In what sense, if at all, would these conventional forces of nuclear powers operate against one another in accordance with the principles of traditional strategy? Only to this extent: that it would be their function to confront their adversary at every point with the alternatives of withdrawal or facing the possibility of unacceptable punishment, by making the risk of nuclear release more probable with every step he took. Their object must be to make the use of nuclear weapons unnecessary while at the same time making the prospect of it convincing. As in the days of pre- Napoleonic strategy the movement of forces once again becomes part of the bargaining process, an indicator of resolution or of willingness to consider accommodation. To that extent classical models have relevance for nuclear as for non-nuclear powers, but the models must be those, not that of Napoleon with his decisive battles nor those of Napoleon's successors with their total wars of attrition, but of Napoleon's eighteenth-century predecessors: men who had much to lose and little to gain from war, who fearfully committed their forces to battle and maneuvered them cautiously; men with limited resources and often a divided public opinion within their domains.

V

But all such precedents must be considered with extreme caution. The historical conditions which made traditional strategy possible have now very largely disappeared. It is not just that governments can no longer protect their populations against wholesale destruction by their enemies. The change goes deeper than this. The whole governmental control of violence which made military strategy possible at all-which indeed made peace possible at all-is being rapidly eroded. The state monopoly has been broken. Violence is being increasingly employed, whether against the international community as a whole by groups which pride themselves on standing outside the existing state-system, or by groups with comparatively limited and local objectives, economic as well as political. The violence which was once concentrated into wars conducted by legitimate authorities with carefully identified forces according to agreed conventions is fast becoming as generalized as it was in the centuries before any state mechanism existed to maintain order and security by organized and legitimized coercion.

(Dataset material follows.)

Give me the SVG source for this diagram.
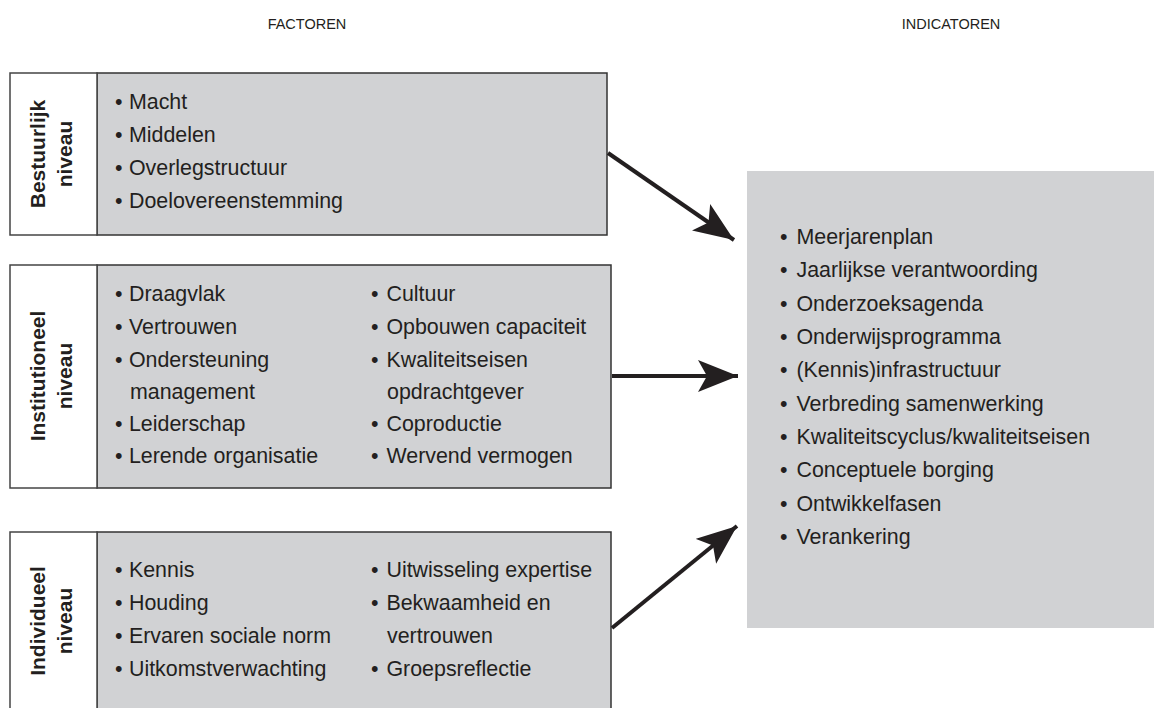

Yet this sinister development may have its advantages. It is not likely that any government feels sufficiently immune from its dangers to contemplate with much satisfaction the damage suffered by its rivals. It is even less likely that any government, however radical, feels confident of its ability systematically to manipulate these movements so as to advance its own state interests. If this generalized political violence were really to increase to a level at which it appeared seriously to threaten the structure of the international state system as it has developed over the past three hundred years, governments of every color might find that they had a common interest which transcended their rivalries-much as the interest in survival transcends the ideological rivalries of the superpowers. Anarchy is little more attractive as a prospect than is nuclear holocaust. The development of common and coöperative procedures to maintain governmental authority could then increase yet further those transnational links which offer the best hope of creating a world community in which states will need neither to practice, nor to fear, nor to prepare for mutual coercion. Only then will traditional strategy be truly and, one hopes, permanently irrelevant.